Os resultados indicam claramente que essas coligações sancionadas não poderão separadamente constituir grupos parlamentares que, em conformidade com a lei, são precisos 13 deputados. Os PASTEF arrebataram os 15 deputados da diáspora, asseguram a vitória quase em todas as 42 circunscrições departamentais que elegem 112 mandatos em votação maioritária simples. Os restantes mandatos (53 assentos), serão validados numa repartição proporcional, isto é os votos recolhidos por cada coligação serão divididos por um coeficiente eleitoral, e com isso, os 53 serão repartidos para PASTEF de Ousmane Sonko, Takku Wallu de Macky Sall, Samm Sá Kaddu de Barthélémy Dias e Jam aí Njarin de Amadou Bâ.
Na impossibilidade de se constituir bancadas parlamentares, todo o xadrez político legislativo será sob domínio dos PASTEF durante 5 anos!
(4) – O voto do povo senegalês é sobretudo o fim da carreira política de uma geração de políticos de que fazem parte Khalifa Sall, Macky Sall, Idrissa Seck e até Barthélémy Dias (embora ainda jovem) cujo posicionamento nos últimos tempos foram considerados de oportunistas despidos de lealdade política. Com essa tremenda derrota, Dias está em maus lençóis, o seu mandato na Câmara de Dakar em leilão e o grande dilema é como poderá continuar a dirigir uma cidade que já o desaprovou!?

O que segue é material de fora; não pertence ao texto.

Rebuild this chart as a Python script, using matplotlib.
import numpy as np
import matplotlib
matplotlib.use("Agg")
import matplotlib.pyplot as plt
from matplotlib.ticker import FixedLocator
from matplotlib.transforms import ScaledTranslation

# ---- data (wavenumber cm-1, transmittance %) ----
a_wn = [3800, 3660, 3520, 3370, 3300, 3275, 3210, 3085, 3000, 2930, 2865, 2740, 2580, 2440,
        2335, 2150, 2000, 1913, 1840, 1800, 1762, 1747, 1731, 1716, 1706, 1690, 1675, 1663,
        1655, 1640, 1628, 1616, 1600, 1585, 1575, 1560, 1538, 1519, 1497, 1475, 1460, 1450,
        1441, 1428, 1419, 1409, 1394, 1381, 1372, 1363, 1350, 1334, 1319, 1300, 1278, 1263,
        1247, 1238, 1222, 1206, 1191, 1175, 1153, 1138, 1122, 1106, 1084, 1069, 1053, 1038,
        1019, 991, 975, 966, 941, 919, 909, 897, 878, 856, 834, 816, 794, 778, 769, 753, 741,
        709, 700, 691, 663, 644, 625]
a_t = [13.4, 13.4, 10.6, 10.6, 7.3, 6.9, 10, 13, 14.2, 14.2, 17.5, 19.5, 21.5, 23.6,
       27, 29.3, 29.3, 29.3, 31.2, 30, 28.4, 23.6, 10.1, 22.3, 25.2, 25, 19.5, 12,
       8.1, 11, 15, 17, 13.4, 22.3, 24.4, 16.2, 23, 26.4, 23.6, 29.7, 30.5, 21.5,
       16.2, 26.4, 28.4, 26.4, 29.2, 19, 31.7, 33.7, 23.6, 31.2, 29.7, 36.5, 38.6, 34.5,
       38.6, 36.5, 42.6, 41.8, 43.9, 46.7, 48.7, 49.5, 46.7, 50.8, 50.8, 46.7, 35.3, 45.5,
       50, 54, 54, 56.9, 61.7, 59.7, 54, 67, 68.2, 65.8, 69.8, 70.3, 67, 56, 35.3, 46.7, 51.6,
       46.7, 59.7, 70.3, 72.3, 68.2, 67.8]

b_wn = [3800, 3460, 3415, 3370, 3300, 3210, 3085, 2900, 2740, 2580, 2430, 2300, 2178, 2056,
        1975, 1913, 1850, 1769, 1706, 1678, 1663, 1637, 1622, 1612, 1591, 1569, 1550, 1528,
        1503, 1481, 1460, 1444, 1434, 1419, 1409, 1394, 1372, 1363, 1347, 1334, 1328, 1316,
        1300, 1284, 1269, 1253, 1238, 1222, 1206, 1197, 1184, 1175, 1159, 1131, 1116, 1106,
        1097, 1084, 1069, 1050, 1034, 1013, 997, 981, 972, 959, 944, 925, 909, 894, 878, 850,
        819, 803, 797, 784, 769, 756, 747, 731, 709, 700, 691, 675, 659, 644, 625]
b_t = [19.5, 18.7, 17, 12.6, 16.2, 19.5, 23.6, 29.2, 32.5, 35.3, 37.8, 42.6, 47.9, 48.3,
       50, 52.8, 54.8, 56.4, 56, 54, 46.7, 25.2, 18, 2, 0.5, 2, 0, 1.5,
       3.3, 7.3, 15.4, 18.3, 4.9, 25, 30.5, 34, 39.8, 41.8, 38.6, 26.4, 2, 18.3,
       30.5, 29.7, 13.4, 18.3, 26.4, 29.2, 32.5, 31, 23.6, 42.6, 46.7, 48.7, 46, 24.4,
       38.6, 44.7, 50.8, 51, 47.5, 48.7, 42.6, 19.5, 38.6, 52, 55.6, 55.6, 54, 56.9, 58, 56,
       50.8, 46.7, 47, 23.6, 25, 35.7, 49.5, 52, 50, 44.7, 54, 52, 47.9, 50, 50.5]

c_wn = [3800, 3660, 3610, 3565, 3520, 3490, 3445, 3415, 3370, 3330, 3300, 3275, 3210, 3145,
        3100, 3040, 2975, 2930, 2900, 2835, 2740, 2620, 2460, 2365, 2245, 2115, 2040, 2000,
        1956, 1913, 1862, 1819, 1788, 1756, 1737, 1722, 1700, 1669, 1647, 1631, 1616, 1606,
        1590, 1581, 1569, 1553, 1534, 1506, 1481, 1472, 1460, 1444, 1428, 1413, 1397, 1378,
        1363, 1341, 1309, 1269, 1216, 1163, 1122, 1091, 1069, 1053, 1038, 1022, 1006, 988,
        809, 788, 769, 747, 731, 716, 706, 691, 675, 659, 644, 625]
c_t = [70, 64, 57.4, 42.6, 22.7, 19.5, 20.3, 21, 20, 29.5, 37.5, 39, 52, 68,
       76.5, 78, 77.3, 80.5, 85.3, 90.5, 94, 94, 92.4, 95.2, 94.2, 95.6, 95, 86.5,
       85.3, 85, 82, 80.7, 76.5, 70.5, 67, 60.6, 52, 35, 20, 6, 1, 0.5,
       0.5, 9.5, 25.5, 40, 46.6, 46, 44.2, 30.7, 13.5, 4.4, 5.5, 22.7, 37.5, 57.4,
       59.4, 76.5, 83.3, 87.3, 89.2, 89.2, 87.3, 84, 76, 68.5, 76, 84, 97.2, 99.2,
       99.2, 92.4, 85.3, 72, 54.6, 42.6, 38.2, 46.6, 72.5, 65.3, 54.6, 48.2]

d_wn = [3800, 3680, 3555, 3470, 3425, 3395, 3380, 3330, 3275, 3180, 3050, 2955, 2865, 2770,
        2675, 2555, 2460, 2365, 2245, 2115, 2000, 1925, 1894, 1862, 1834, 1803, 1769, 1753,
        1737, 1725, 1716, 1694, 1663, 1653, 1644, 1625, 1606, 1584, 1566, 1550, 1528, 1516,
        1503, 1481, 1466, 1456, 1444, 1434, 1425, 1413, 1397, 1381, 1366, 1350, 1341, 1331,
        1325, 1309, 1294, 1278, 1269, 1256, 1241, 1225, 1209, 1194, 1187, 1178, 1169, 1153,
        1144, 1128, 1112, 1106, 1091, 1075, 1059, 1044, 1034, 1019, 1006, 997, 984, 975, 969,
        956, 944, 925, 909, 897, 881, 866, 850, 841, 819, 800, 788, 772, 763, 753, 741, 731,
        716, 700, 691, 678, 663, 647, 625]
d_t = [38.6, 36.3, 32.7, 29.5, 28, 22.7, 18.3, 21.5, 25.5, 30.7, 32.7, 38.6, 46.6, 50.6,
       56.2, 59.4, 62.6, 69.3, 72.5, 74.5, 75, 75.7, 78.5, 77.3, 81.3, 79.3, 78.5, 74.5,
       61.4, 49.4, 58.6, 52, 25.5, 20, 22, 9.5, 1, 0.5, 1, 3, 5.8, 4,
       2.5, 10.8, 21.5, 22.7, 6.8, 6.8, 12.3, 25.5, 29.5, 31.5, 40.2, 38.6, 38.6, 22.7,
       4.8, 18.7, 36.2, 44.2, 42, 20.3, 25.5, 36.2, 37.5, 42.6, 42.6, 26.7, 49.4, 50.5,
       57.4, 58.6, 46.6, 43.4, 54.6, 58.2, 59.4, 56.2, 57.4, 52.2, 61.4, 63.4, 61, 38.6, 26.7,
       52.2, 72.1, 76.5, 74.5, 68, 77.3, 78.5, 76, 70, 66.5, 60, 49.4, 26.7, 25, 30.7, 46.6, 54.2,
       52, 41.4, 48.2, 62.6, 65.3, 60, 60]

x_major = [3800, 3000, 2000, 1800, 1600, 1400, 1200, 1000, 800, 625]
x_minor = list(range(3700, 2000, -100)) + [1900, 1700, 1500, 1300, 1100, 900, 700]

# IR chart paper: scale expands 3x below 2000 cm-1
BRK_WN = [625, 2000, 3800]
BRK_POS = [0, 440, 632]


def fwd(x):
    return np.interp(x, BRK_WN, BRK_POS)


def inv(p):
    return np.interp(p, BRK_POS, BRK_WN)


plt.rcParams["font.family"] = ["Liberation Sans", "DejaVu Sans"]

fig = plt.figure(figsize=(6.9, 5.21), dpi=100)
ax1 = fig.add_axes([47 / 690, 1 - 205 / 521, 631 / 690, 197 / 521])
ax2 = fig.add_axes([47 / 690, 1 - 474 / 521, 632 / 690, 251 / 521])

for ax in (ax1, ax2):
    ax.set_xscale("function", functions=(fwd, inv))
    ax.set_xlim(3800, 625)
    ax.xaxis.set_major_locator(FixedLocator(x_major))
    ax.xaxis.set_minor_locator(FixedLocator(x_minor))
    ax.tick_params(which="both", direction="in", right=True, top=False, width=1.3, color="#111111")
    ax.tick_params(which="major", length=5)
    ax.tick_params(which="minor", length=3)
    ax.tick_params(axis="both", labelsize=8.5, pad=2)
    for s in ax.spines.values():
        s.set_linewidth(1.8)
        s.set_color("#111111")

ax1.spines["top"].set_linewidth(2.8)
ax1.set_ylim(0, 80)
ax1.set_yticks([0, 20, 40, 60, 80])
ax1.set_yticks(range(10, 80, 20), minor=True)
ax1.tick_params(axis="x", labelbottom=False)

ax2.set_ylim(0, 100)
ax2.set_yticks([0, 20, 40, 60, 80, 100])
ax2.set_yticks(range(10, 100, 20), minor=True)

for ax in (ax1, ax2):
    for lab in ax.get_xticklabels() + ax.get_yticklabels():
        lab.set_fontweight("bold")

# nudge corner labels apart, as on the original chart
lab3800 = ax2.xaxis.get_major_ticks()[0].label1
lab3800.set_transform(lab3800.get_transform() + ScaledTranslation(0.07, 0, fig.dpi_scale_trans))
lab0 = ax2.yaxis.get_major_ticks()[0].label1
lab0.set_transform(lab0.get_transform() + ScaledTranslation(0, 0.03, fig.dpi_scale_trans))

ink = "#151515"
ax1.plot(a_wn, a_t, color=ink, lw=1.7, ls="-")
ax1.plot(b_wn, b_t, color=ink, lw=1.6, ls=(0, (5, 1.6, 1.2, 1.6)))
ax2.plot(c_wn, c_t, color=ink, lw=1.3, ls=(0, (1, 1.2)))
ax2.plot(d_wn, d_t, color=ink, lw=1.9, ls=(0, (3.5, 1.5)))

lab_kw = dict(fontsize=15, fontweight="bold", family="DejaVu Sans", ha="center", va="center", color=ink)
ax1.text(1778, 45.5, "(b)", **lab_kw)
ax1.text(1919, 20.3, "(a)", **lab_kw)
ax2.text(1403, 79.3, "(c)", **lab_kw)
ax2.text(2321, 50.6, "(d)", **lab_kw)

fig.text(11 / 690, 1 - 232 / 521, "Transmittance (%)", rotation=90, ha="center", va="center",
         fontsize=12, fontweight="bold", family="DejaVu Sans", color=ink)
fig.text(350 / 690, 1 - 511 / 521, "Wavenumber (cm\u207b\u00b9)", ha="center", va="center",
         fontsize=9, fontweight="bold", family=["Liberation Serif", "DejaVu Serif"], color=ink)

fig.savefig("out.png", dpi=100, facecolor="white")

A carreira política de Barthélémy Dias, filho de Jean Paul Dias, uma conhecida figura política no Senegal de origens Cabo verdianas, terá ventos complicados nos próximos tempos. Os resultados da eleição de ontem vão ditar a obrigatória renovação da classe política no Senegal.
(5) – A escolha dos eleitores senegaleses ontem confirmou claramente que as contestações que sacudiram este país vizinho nos últimos 4 anos são sinais de um processo revolucionário que só uma abordagem objetiva e honesta permite reconhecer, estudar e compreender. Essa ebulição popular não é aleatória, é sim parte de aspirações profundas dos povos senegalês e africano em provocar mudanças substanciais nas condições de vida.
Ousmane Sonko e seus companheiros não são extra terrestres nem são perfeitos, são simples cidadãos africanos que tomaram o tempo de escutar o povo e saldar o seu kinhon com o povo!
É preciso ouvir para compreender e não ouvir para responder, como dizia alguém! É preciso sobretudo tomar tempo para ouvir os ventos!